Torrez wrote a letter to Hansen to let his state senator know he was unhappy with the effort to direct more grant dollars to large trucking companies. In return, Torrez received a letter from Hansen. The letter explained why the senator offered the motion and that he would take into consideration Torrez’ views during any future consideration of the effort.

Truck driver and OOIDA member Dan Benes of Bryant, WI, said he had a similar experience when he contacted his state senator and state representative.

“It was nice they corresponded back with me. (Rep. Jeffrey Mursau, R-Crivitz) called personally. He didn’t know about the situation with APUs and corporations getting money,” Benes told Land Line.

Torrez said his correspondence with Hansen renewed his enthusiasm to communicate with elected officials about issues important to him. He is hopeful more truck drivers take the time to do the same.

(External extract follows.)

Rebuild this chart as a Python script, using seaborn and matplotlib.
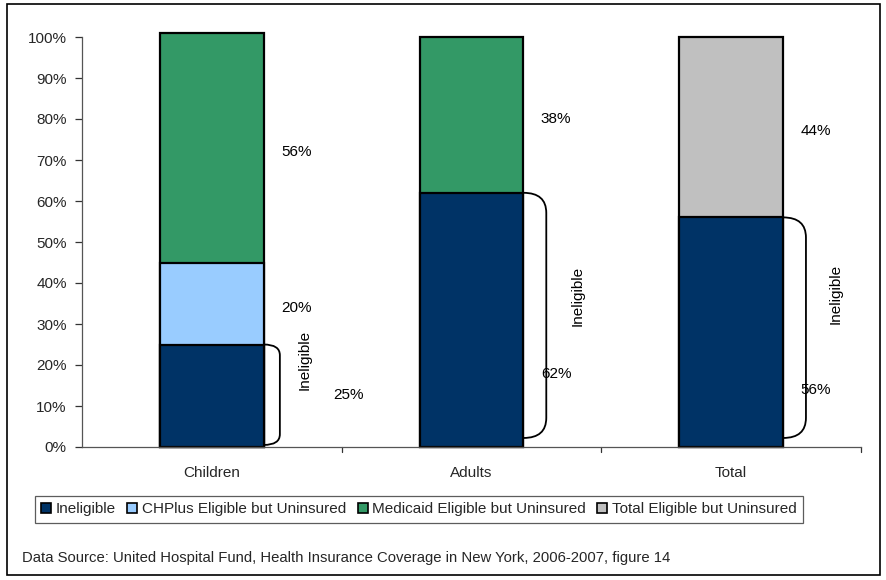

“Let the lawmakers know how you feel on issues. Sometimes they’re uneducated on a lot of our issues. They don’t know the trucking industry. So, they need to be educated. And once they are they will look into things on our behalf.” Torrez said.

Torrez also advised others not to underestimate the importance of being persistent.

“You have to keep after them. I think I’m going to start writing more. Now that I see what OOIDA is doing and I hear some of the responses on ‘Land Line Now,’ there are a lot of drivers who care,” he said.

In the case of Wisconsin’s grant program, OOIDA Regulatory Affairs Specialist Joe Rajkovacz said truckers who contacted their state lawmakers have served notice they are keeping an eye on issues that affect their livelihoods.

“Our members stepping up to the plate showed that a little populism can trump money,” Rajkovacz said. “Our hand has been strengthened quite a bit.”

The state’s budget bill – minus changes to the idle reduction grant program – is under review by a conference committee made up of select members in the Assembly and Senate. They must reach agreement on the final version of the budget before it can receive final approval in both chambers. The agreed-upon version would then move to Gov. James Doyle’s desk.